ハードボイルドの原点 (6)『マルタの鷹』周辺

 このシリーズ、まだ続いています。

 チャンドラーの先輩格、ダシール・ハメットの『マルタの鷹』を読み、ボギーが演じた映画版をみ、同じボギーがマーロウを演じた『三つ数えろ』(原作『大いなる眠り』)も観て、最後にジョー・ゴアズが書いた『マルタの鷹』前日譚『スペード&アーチャー探偵事務所』も読みました。
 まずチャンドラーとの連結で言うと、ボギーの個性はどちらかと言えば『マルタの鷹』の主人公サム・スペードの方が、より合っていると感じました。ボギーそのものが独自のハードボイルド的存在であるので、違うと言えばスペードともマーロウとも違うのですが、映画としてどちらもカッコ良かった!

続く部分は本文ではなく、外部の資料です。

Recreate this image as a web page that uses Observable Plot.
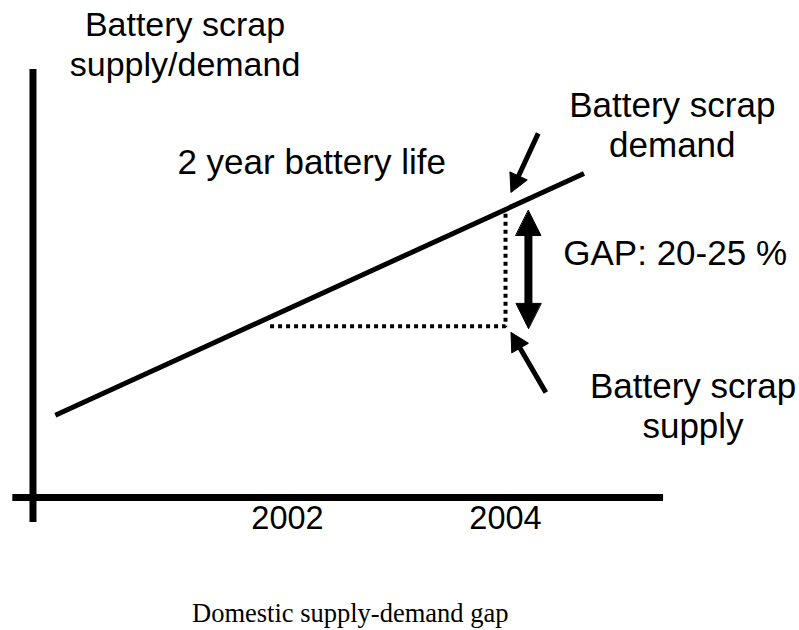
<!DOCTYPE html>
<html><head><meta charset="utf-8">
<script src="https://cdn.jsdelivr.net/npm/d3@7"></script>
<script src="https://cdn.jsdelivr.net/npm/@observablehq/plot@0.6"></script>
<style>
html,body{margin:0;padding:0;background:#fff;}
#chart figure{margin:0;padding:0;}
#chart figcaption{font-family:"Liberation Serif","Times New Roman",serif;font-size:26.5px;line-height:30px;color:#000;padding-left:192px;margin:0;}
</style></head><body><div id="chart"></div>
<script>
// ---- data (years on x, abstract supply/demand index on y) ----
const tickYears = [2002, 2004];
const demandYears = [1999.87, 2004.72];
const demandValues = [28.4, 112.1];
const supplyYears = [2001.84, 2004, 2004];
const supplyValues = [59.2, 59.2, 100];
const gapYear = 2004.21;
const gapRange = [99.3, 58.5];
const yAxisYear = 1999.665;
const yAxisRange = [-8.7, 148.1];
const xAxisRange = [1999.48, 2005.45];
const pointerTailYears = [2004.30, 2004.37];
const pointerTailValues = [126.0, 36.3];
const pointerTipYears = [2004.05, 2004.05];
const pointerTipValues = [105.6, 57.1];
const labelTexts = ["Battery scrap\nsupply/demand", "2 year battery life", "Battery scrap\ndemand", "GAP: 20-25 %", "Battery scrap\nsupply"];
const labelYears = [2001.06, 2000.99, 2005.53, 2004.53, 2005.72];
const labelValues = [145.7, 112.1, 117.7, 80.3, 20.7];
const captionText = "Domestic supply-demand gap";

// ---- layout ----
const W = 799, H = 598;
const xDomain = [1999.367, 2006.697];
const yDomain = [-35, 172];
const font = "'Liberation Sans', Arial, Helvetica, sans-serif";

const xs = Plot.scale({x: {domain: xDomain, range: [0, W]}});
const ys = Plot.scale({y: {domain: yDomain, range: [H, 0]}});
const angle = (x1, y1, x2, y2) => {
  const dx = xs.apply(x2) - xs.apply(x1);
  const dy = ys.apply(y2) - ys.apply(y1);
  return Math.atan2(dx, -dy) * 180 / Math.PI;
};

const demand = demandYears.map((x, i) => ({x, y: demandValues[i]}));
const supply = supplyYears.map((x, i) => ({x, y: supplyValues[i]}));
const gapArrow = [{x1: gapYear, y1: gapRange[1], x2: gapYear, y2: gapRange[0]}];
const gapHeads = [
  {x: gapYear, y: gapRange[0], r: angle(gapYear, gapRange[1], gapYear, gapRange[0])},
  {x: gapYear, y: gapRange[1], r: angle(gapYear, gapRange[0], gapYear, gapRange[1])}
];
const pointers = pointerTailYears.map((x1, i) => ({
  x1, y1: pointerTailValues[i], x2: pointerTipYears[i], y2: pointerTipValues[i],
  r: angle(x1, pointerTailValues[i], pointerTipYears[i], pointerTipValues[i])
}));
const labels = labelTexts.map((t, i) => ({t, x: labelYears[i], y: labelValues[i]}));

const head = (w) => ({
  draw(context, l) {
    context.moveTo(0, -l);
    context.lineTo(w / 2, 0);
    context.lineTo(-w / 2, 0);
    context.closePath();
  }
});

const chart = Plot.plot({
  width: W, height: H, margin: 0,
  x: {domain: xDomain, axis: null},
  y: {domain: yDomain, axis: null},
  style: {background: "white", color: "black", fontFamily: font},
  caption: captionText,
  marks: [
    // axes lines
    Plot.ruleX([yAxisYear], {y1: yAxisRange[0], y2: yAxisRange[1], stroke: "black", strokeWidth: 7}),
    Plot.ruleY([0], {x1: xAxisRange[0], x2: xAxisRange[1], stroke: "black", strokeWidth: 7}),
    // tick labels
    Plot.text(tickYears, {x: d => d, y: -10.8, text: d => String(d), fontSize: 32.5, lineAnchor: "bottom", fill: "black", fontFamily: font}),
    // supply (dotted)
    Plot.line(supply, {x: "x", y: "y", stroke: "black", strokeWidth: 4, strokeDasharray: "4,4", strokeLinecap: "butt", strokeLinejoin: "miter"}),
    // demand line
    Plot.line(demand, {x: "x", y: "y", stroke: "black", strokeWidth: 5, strokeLinecap: "butt"}),
    // gap double arrow
    Plot.arrow(gapArrow, {x1: "x1", y1: "y1", x2: "x2", y2: "y2", inset: 22, headLength: 0, stroke: "black", strokeWidth: 8, strokeLinecap: "butt"}),
    Plot.vector(gapHeads, {x: "x", y: "y", rotate: "r", length: 25, anchor: "end", shape: head(25), fill: "black", stroke: "black", strokeWidth: 1}),
    // pointers
    Plot.arrow(pointers, {x1: "x1", y1: "y1", x2: "x2", y2: "y2", insetEnd: 15, headLength: 0, stroke: "black", strokeWidth: 5, strokeLinecap: "butt"}),
    Plot.vector(pointers, {x: "x2", y: "y2", rotate: "r", length: 18, anchor: "end", shape: head(19), fill: "black", stroke: "black", strokeWidth: 1}),
    // labels
    Plot.text(labels.filter((d, i) => i === 0), {x: "x", y: "y", text: "t", fontSize: 34, lineHeight: 40 / 34, lineAnchor: "bottom", textAnchor: "middle", fill: "black", fontFamily: font}),
    Plot.text(labels.filter((d, i) => i === 1 || i === 3), {x: "x", y: "y", text: "t", fontSize: 35, lineAnchor: "bottom", textAnchor: "start", fill: "black", fontFamily: font}),
    Plot.text(labels.filter((d, i) => i === 2 || i === 4), {x: "x", y: "y", text: "t", fontSize: 35, lineHeight: 40 / 35, lineAnchor: "bottom", textAnchor: "middle", fill: "black", fontFamily: font})
  ]
});
document.getElementById("chart").appendChild(chart);
</script>
</body></html>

 原作『マルタの鷹』については、天下の名作に大変失礼な言い方になりますが、ストーリーはどうってことないと感じました。まあこの作品から後世の多くのハードボイルドが派生したのだから、本作を「ありがち」と感じるのは筋が逆なのですが。そこを割り引いても、なんだか主人公は決定的には動いてなくて、みんな「あちら」から舞い込んで来るばかりという印象を受けたのです。無論その場その場での動き・判断は見事なのですが。ただ、主人公サム・スペードのキャラクターは凄まじく魅力的です。彼が活躍する長編がこれ一作というのが大変勿体ない、と思うくらい。この、ワイルドで非情で、それでいてハートのある男は、自身探偵稼業に従事していた作者をして「理想の探偵」と言わしめる、リアリティのある存在でした。ラストでの選択にはグッときます。

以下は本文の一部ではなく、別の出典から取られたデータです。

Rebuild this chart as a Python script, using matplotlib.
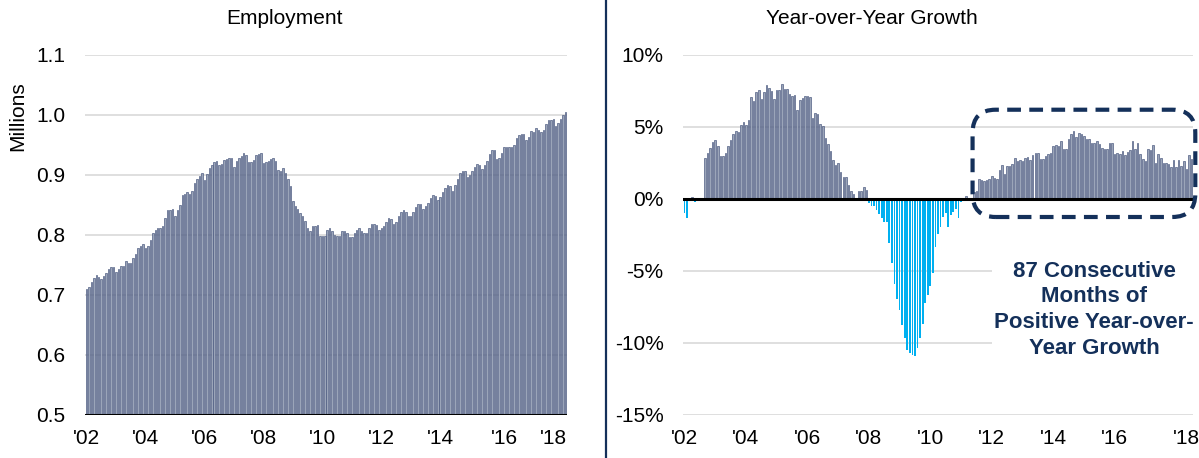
import matplotlib
matplotlib.use("Agg")
from matplotlib import pyplot as plt
from matplotlib.patches import FancyBboxPatch
import numpy as np

plt.rcParams['font.family'] = ['Liberation Sans', 'DejaVu Sans']

# monthly employment, millions (Jan 2002 onwards)
employment = [
    0.710, 0.714, 0.722, 0.728, 0.734, 0.730, 0.726, 0.732, 0.737, 0.743,
    0.746, 0.746, 0.738, 0.743, 0.749, 0.749, 0.756, 0.754, 0.754, 0.761,
    0.769, 0.779, 0.782, 0.785, 0.778, 0.782, 0.791, 0.803, 0.808, 0.811,
    0.811, 0.815, 0.828, 0.841, 0.842, 0.844, 0.832, 0.841, 0.850, 0.867,
    0.869, 0.872, 0.869, 0.873, 0.887, 0.893, 0.898, 0.903, 0.892, 0.902,
    0.911, 0.916, 0.921, 0.923, 0.916, 0.918, 0.925, 0.927, 0.929, 0.928,
    0.913, 0.923, 0.928, 0.931, 0.936, 0.933, 0.922, 0.922, 0.925, 0.933,
    0.935, 0.936, 0.920, 0.922, 0.923, 0.926, 0.929, 0.923, 0.909, 0.907,
    0.911, 0.904, 0.893, 0.881, 0.856, 0.849, 0.843, 0.836, 0.831, 0.823,
    0.811, 0.807, 0.815, 0.815, 0.816, 0.798, 0.798, 0.799, 0.808,
    0.811, 0.807, 0.800, 0.799, 0.799, 0.806, 0.806, 0.804, 0.797, 0.797,
    0.803, 0.809, 0.811, 0.807, 0.804, 0.804, 0.811, 0.818, 0.818, 0.816,
    0.808, 0.811, 0.815, 0.822, 0.828, 0.827, 0.818, 0.822, 0.831, 0.838,
    0.842, 0.839, 0.831, 0.832, 0.839, 0.846, 0.851, 0.851, 0.844, 0.848,
    0.853, 0.861, 0.867, 0.865, 0.858, 0.863, 0.871, 0.878, 0.884, 0.881,
    0.874, 0.884, 0.893, 0.904, 0.906, 0.906, 0.897, 0.900, 0.907, 0.914,
    0.919, 0.916, 0.910, 0.917, 0.924, 0.935, 0.942, 0.942, 0.926, 0.929,
    0.937, 0.946, 0.946, 0.946, 0.946, 0.950, 0.961, 0.966, 0.969, 0.968,
    0.959, 0.963, 0.973, 0.971, 0.978, 0.975, 0.971, 0.975, 0.985, 0.991,
    0.991, 0.993, 0.982, 0.987, 0.993, 1.000, 1.005,
]

# year-over-year growth, percent (Jan 2002 onwards)
yoy_growth = [
    -1.00, -1.30, -0.10, 0.16, -0.23, 0.10, 0.00, 0.10, 2.85, 3.18,
    3.53, 3.95, 4.07, 3.67, 2.99, 2.97, 3.20, 3.69, 4.09, 4.51,
    4.74, 4.65, 5.12, 5.35, 5.14, 5.47, 7.08, 6.82, 7.45, 7.57,
    6.96, 7.41, 7.90, 7.71, 7.50, 6.96, 7.57, 7.57, 7.99, 7.66,
    7.66, 7.31, 7.13, 7.24, 6.19, 6.89, 7.01, 7.13, 7.17, 7.08,
    5.61, 6.00, 5.89, 5.21, 5.07, 4.25, 3.81, 3.32, 2.69, 2.38,
    2.50, 1.85, 1.52, 1.52, 1.00, 0.54, 0.33, 0.05, 0.54, 0.58,
    0.84, 0.65,
    -0.25, -0.48, -0.46, -0.76, -1.06, -1.34, -1.57, -1.57, -3.07, -4.46,
    -5.91, -6.95, -7.69, -8.73, -9.65, -10.46, -10.69, -10.81, -10.92, -10.35,
    -9.65, -8.68, -7.23, -6.65, -6.07, -5.15, -3.35, -2.42, -1.96, -1.27,
    -0.99, -1.92, -1.11, -0.92, -0.69, -1.34, -0.18, -0.12,
    0.19, 0.02, 0.02, 0.49, 0.53, 1.41, 1.34, 1.25, 1.34, 1.39, 1.62, 1.48,
    1.41, 1.99, 2.38, 1.71, 2.29, 2.29, 2.45, 2.87, 2.64, 2.73,
    2.64, 2.87, 2.92, 2.73, 3.03, 3.19, 3.22, 2.80, 2.80, 2.96,
    3.15, 3.22, 3.68, 3.73, 3.68, 4.00, 3.47, 3.47, 4.19, 4.54,
    4.72, 4.31, 4.58, 4.54, 4.35, 4.19, 4.19, 3.89, 3.89, 4.03,
    3.80, 3.56, 3.50, 3.50, 3.91, 3.91, 3.15, 3.22, 3.15, 3.31,
    3.03, 3.26, 3.38, 4.00, 3.45, 3.89, 3.15, 2.80, 2.62, 3.50,
    3.38, 3.77, 2.52, 3.15, 2.87, 2.50, 2.50, 2.45, 2.22, 2.69,
    2.22, 2.69, 2.27, 2.64, 2.11, 3.08, 2.80,
]

year_labels = ["'02", "'04", "'06", "'08", "'10", "'12", "'14", "'16", "'18"]

NAVY = '#14305a'
BAR = '#9ba5b9'
BAR_EDGE = '#44527a'
NEG = '#00b0f0'
GRID = '#d9d9d9'

fig = plt.figure(figsize=(11.99, 4.58), dpi=100)
ax1 = fig.add_axes([85 / 1199, 1 - 415 / 458, (567 - 85) / 1199, 360 / 458])
ax2 = fig.add_axes([683 / 1199, 1 - 415 / 458, (1193 - 683) / 1199, 360 / 458])

# left: employment level
x1 = np.arange(len(employment))
ax1.bar(x1, np.array(employment) - 0.5, bottom=0.5, width=0.6,
        color=BAR, edgecolor=BAR_EDGE, linewidth=0.45, zorder=2)
ax1.set_ylim(0.5, 1.1)
ax1.set_xlim(-0.6, len(employment) - 0.4)
ax1.set_yticks([0.5, 0.6, 0.7, 0.8, 0.9, 1.0, 1.1])
ax1.set_yticklabels(['0.5', '0.6', '0.7', '0.8', '0.9', '1.0', '1.1'])
ax1.set_xticks([0, 24, 48, 72, 96, 120, 144, 170, 190])
ax1.set_xticklabels(year_labels)
ax1.set_ylabel('Millions', fontsize=15)
ax1.yaxis.set_label_coords(-0.12, 0.83)

# right: year-over-year growth
yoy = np.array(yoy_growth)
x2 = np.arange(len(yoy))
pos = yoy >= 0
ax2.bar(x2[pos], yoy[pos], width=0.6, color=BAR, edgecolor=BAR_EDGE,
        linewidth=0.45, zorder=2)
ax2.bar(x2[~pos], yoy[~pos], width=0.7, color=NEG, linewidth=0, zorder=2)
ax2.set_ylim(-15, 10)
ax2.set_xlim(-0.6, len(yoy) - 0.4)
ax2.set_yticks([-15, -10, -5, 0, 5, 10])
ax2.set_yticklabels(['-15%', '-10%', '-5%', '0%', '5%', '10%'])
ax2.set_xticks([0, 24, 48, 72, 96, 120, 144, 168, 196])
ax2.set_xticklabels(year_labels)

fig.text(285 / 1199, 1 - 18 / 458, 'Employment', fontsize=15,
         ha='center', va='center')
fig.text(872 / 1199, 1 - 18 / 458, 'Year-over-Year Growth', fontsize=15,
         ha='center', va='center')

for ax, base in ((ax1, 0.5), (ax2, 0)):
    for s in ('left', 'right', 'top', 'bottom'):
        ax.spines[s].set_visible(False)
    ax.axhline(base, color='black', linewidth=2.2, zorder=4)
    ax.grid(axis='y', color=GRID, linewidth=1.2, zorder=1)
    ax.set_axisbelow(True)
    ax.tick_params(axis='both', length=0, labelsize=15, pad=10)
    ax.tick_params(axis='y', pad=14)

# dashed callout around the recovery run
box = FancyBboxPatch((112.5, -1.25), len(yoy) - 112.0, 7.45,
                     boxstyle='round,pad=0,rounding_size=9',
                     mutation_aspect=0.18,
                     fill=False, edgecolor=NAVY, linewidth=3,
                     linestyle=(0, (3.3, 2)), clip_on=False, zorder=5)
ax2.add_patch(box)
ax2.text(160, -7.7, '87 Consecutive\nMonths of\nPositive Year-over-\nYear Growth',
         ha='center', va='center', fontsize=16, fontweight='bold',
         color=NAVY, linespacing=1.3, zorder=6,
         bbox=dict(facecolor='white', edgecolor='none', pad=2))

# divider between the two panels
fig.add_artist(plt.Line2D([606 / 1199, 606 / 1199], [0, 1], color=NAVY,
                          linewidth=1.6, transform=fig.transFigure))

fig.savefig('out.png', dpi=100)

 この物語の前日譚を現代の後継者が綴ったのが『スペード&アーチャー探偵事務所』で、ラストシーンが『マルタの鷹』冒頭につながるカタルシスは見事です。が、この作品、最初三分の一までは全く乗ることができず、何度「もう読むのやめよう」と思ったことか。理由は翻訳が完全に僕に合わなかったこと。たぶん個人的な嗜好の問題とは思うのですが、それでも日本語文法も間違ってるだろうと思えるフレーズや、中学校の英語の授業の直訳かいなと思わずにいられないような文章の羅列には本当に辟易させられました。たぶん作品の魅力を翻訳が百分の一くらいに下げているのではないか。アマゾンのレビューではそんなことに触れている人は皆無で絶賛の嵐だったので、やはり僕だけの感覚なのでしょうか・・・・。

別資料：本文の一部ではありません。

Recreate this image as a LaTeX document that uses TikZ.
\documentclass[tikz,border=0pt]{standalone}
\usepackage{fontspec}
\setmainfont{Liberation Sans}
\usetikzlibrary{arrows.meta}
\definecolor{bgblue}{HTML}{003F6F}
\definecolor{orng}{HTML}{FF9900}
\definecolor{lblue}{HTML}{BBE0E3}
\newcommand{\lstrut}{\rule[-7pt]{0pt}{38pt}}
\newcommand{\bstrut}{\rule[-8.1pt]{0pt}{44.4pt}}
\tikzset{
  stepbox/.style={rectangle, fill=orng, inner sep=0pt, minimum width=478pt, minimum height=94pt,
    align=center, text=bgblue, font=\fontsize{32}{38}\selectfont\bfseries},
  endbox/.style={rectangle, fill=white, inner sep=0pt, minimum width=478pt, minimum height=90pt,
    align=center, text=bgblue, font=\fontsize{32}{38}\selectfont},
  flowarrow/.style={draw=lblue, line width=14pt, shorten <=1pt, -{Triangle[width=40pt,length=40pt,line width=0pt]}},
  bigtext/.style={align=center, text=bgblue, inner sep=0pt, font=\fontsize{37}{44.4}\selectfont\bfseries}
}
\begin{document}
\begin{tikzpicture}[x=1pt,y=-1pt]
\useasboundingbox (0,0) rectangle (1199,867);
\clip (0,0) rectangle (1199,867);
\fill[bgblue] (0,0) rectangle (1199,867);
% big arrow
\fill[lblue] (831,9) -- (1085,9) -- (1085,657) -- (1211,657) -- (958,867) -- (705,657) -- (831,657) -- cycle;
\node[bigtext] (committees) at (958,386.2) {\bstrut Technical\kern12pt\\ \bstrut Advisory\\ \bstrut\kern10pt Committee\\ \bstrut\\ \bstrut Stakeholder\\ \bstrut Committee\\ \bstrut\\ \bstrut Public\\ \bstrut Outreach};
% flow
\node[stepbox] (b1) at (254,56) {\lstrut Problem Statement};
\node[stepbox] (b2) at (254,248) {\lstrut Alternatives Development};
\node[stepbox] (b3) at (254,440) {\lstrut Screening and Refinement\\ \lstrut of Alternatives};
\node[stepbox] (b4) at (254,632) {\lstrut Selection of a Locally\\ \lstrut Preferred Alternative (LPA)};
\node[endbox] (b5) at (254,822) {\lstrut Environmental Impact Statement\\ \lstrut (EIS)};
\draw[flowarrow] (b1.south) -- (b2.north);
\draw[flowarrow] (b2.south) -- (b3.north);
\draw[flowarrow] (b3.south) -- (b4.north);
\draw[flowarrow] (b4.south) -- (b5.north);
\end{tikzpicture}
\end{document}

 ともかく、この野性的なキャラクター、サム・スペードがハードボイルドの原点として生み出され、次いで厭世的なフィリップ・マーロウがシニカルな探偵小説の世界を確立し、それが現代でも遠く離れた日本も含め、この世界を愛して止まない多くのファンを魅了し続けているということがよくわかった気になっています。さて、いよいよ次は原りょう『そして夜は蘇る』です。